Friday, 9 December 2011

Is the US Headed for a Recession?

Lakshman Achuthan of ECRI sticks with his call from September 30 that the US is headed for a recession.   While many people focus on the GDP numbers, the Gross Domestic Income (GDI) numbers are more accurate and as he talks about in the video, GDI is barely growing. Add this to concerns about the job market, retail sales and industrial production and there is enough negative news to indicate the making of a recession. Moreover, some of the yield spreads are now indicating recession. In particular, the spread between BB (Junk Bonds) and AAA Bonds or Government treasuries is now at recessionary levels.

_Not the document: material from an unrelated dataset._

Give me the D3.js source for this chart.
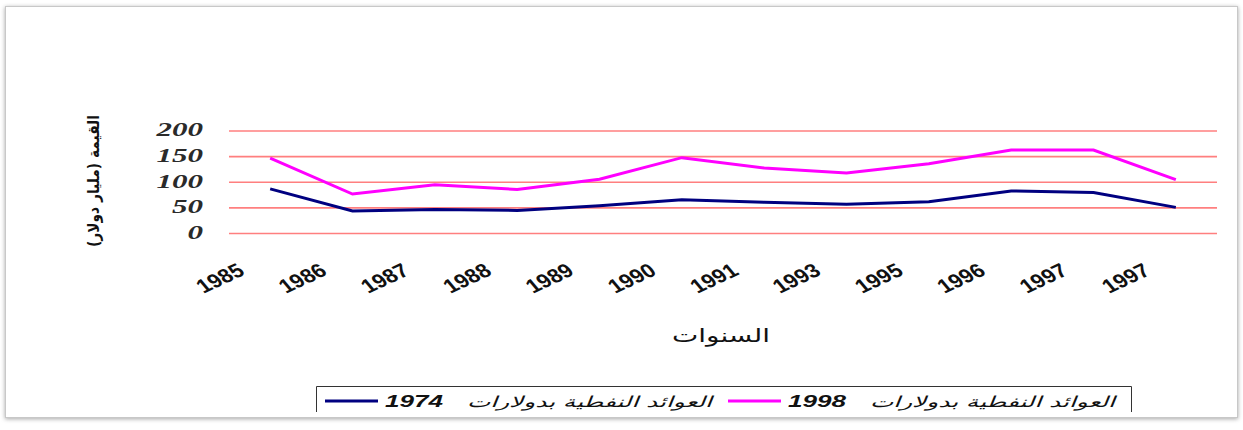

There are problems in other countries as well. Of the 8 countries regularly tracked by the St. Louis Federal Reserve, Australia and Germany are the only two where real incomes coming out of the most recent recession are above their averages. Paradoxically, Germany has been benefiting from the debt mess in Europe as a low euro is good for Germany's exports.

1 comment:

  1. The comment about Germany benefiting from the Eurozone debt crisis is instructive; Germany is in deep embrace with the the euro currency --moreso than the idea of a unified Europe. From our perspective, the Euro is overvalued; from the German perspective, it is trading at a discount to where the DMark would trade. As Greek economist Yanis Varoufakis has eloquently stated (and I am paraphrasing): a euro in a bank account in Frankfurt is worth significantly more than a euro in a bank acocunt in Athens or Lisbon. Germany does not really wish to foot the bill for fiscal transfers but relinquishing the euro in favour of the DMark would plunge Germany into a deep recession as Germany's advantageous terms of trade would disappear.